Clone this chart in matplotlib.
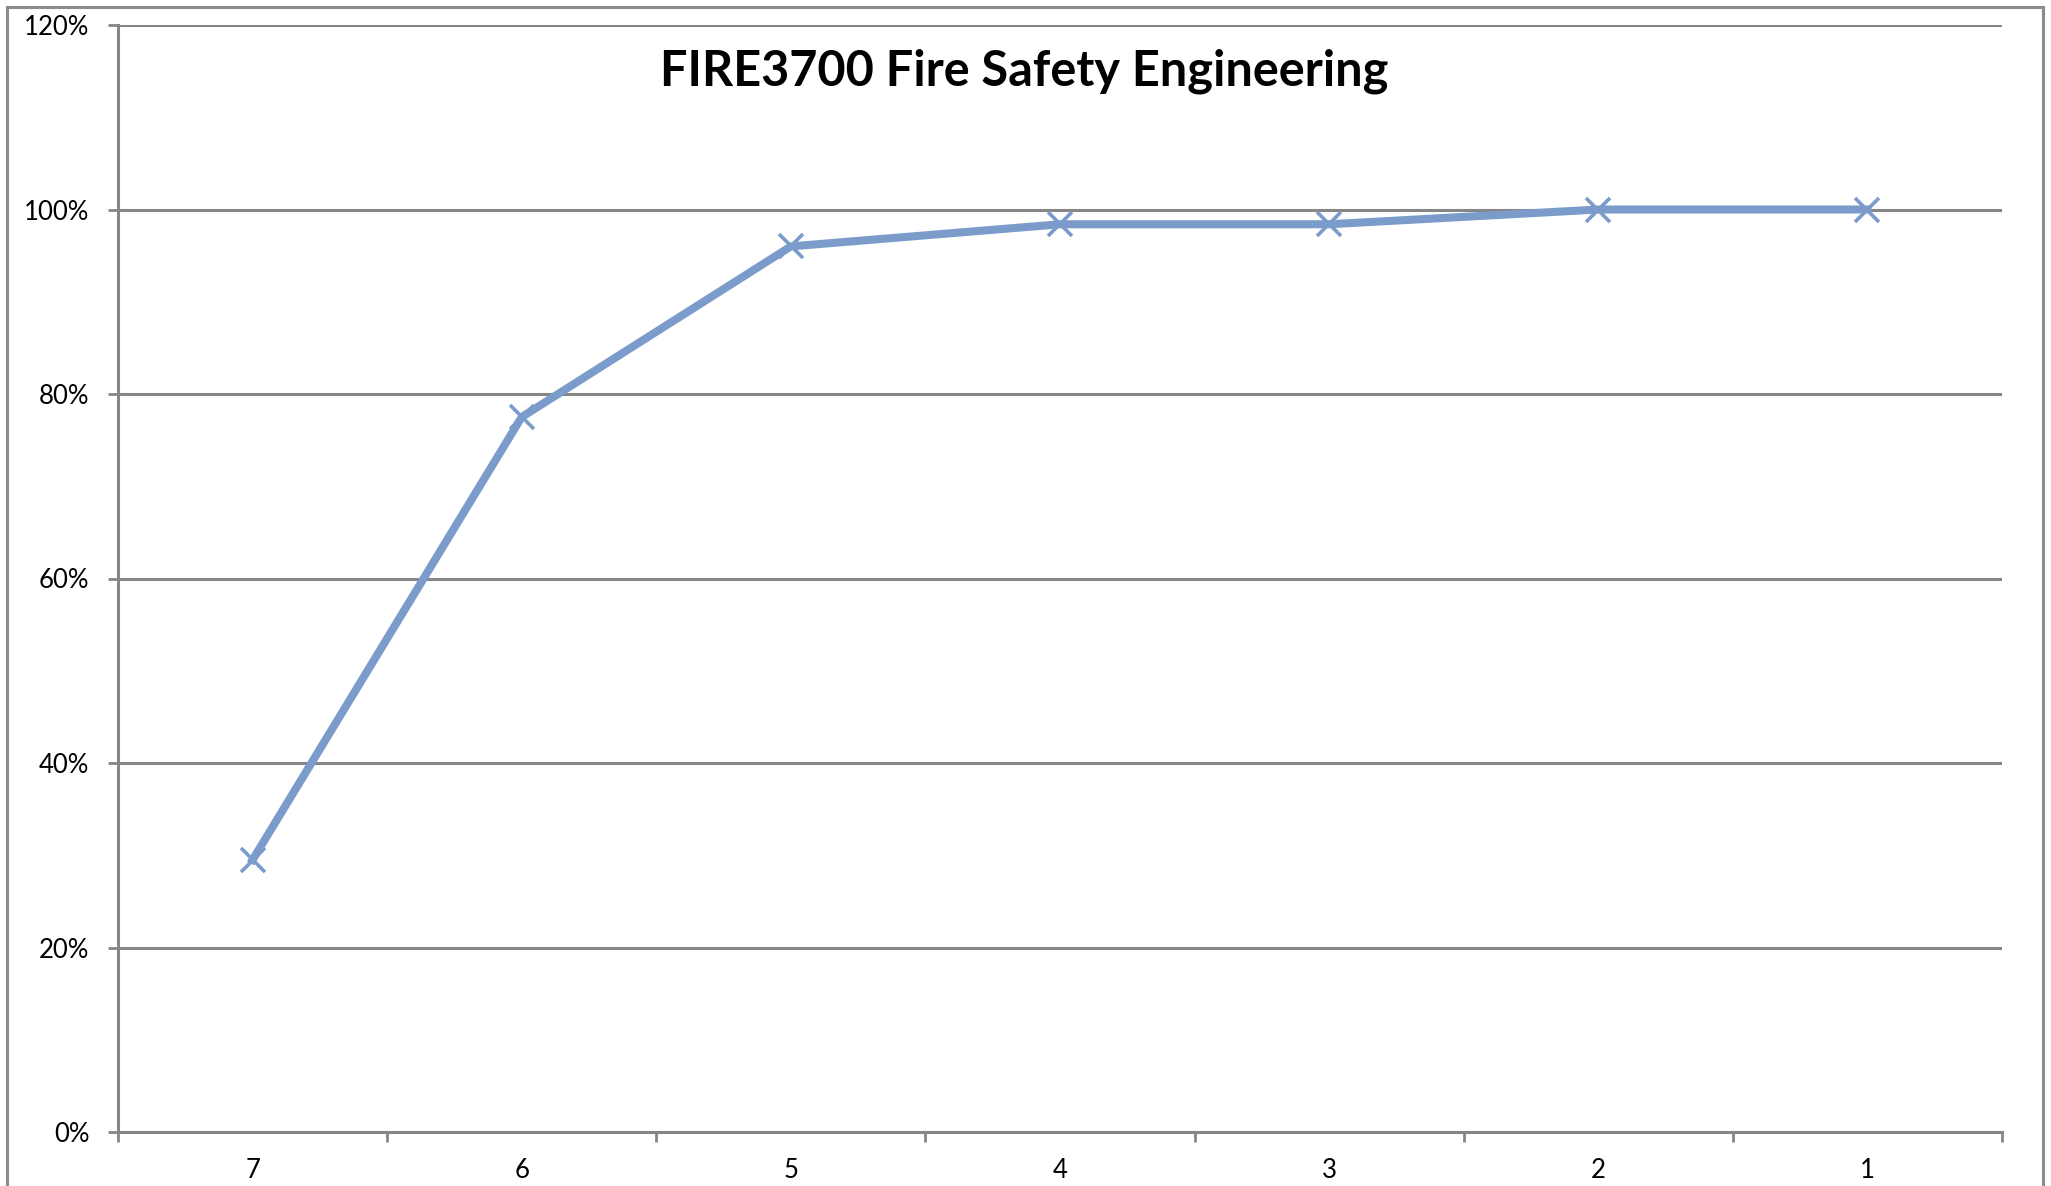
import matplotlib
matplotlib.use("Agg")
import matplotlib.pyplot as plt
import matplotlib.patches as mpatches
import numpy as np

plt.rcParams['font.family'] = ['Lato', 'DejaVu Sans']

categories = ["7", "6", "5", "4", "3", "2", "1"]
values = [29.5, 77.5, 96.0, 98.4, 98.4, 100.0, 100.0]
yticks = [0, 20, 40, 60, 80, 100, 120]
title = "FIRE3700 Fire Safety Engineering"

W, H = 2051, 1186
fig = plt.figure(figsize=(W / 100, H / 100), dpi=100)
ax = fig.add_axes([118 / W, (H - 1132) / H, 1884 / W, 1107 / H])

grey = "#868686"
blue = "#7B9CCA"

x = np.arange(len(categories))
ax.plot(x, values, color=blue, lw=5.8, marker="x", ms=17, mew=2.6,
        solid_joinstyle="round", zorder=3, clip_on=False)

ax.set_xlim(-0.5, len(categories) - 0.5)
ax.set_ylim(0, 120)
ax.set_yticks(yticks)
ax.set_yticklabels([f"{v}%" for v in yticks])
ax.set_xticks(x)
ax.set_xticklabels(categories)
# ticks at category boundaries
ax.set_xticks(np.arange(-0.5, len(categories), 1.0), minor=True)
ax.tick_params(axis="x", which="major", length=0, pad=19, labelsize=18.5)
ax.tick_params(axis="x", which="minor", length=7.5, width=2, color=grey, direction="out")
ax.tick_params(axis="y", length=7.5, width=2, color=grey, pad=13, labelsize=18.5)

for s in ["top", "right"]:
    ax.spines[s].set_visible(False)
for s in ["left", "bottom"]:
    ax.spines[s].set_color(grey)
    ax.spines[s].set_linewidth(2.2)

ax.yaxis.grid(True, color=grey, lw=2.2)
ax.set_axisbelow(True)

fig.text(1024 / W, 1 - 86 / H, title, ha="center", va="baseline",
         fontsize=35, fontweight="bold")

# chart area border
border = mpatches.Rectangle((7 / W, -0.05), (2043 - 7) / W, 1 - 7 / H + 0.05,
                            transform=fig.transFigure, fill=False,
                            edgecolor="#8C8C8C", lw=2.2)
fig.patches.append(border)

fig.savefig("out.png", dpi=100)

What you have to do
Copy every line of the material in which the word "matplotlib" occurs.

Correct result
Clone this chart in matplotlib.
import matplotlib
matplotlib.use("Agg")
import matplotlib.pyplot as plt
import matplotlib.patches as mpatches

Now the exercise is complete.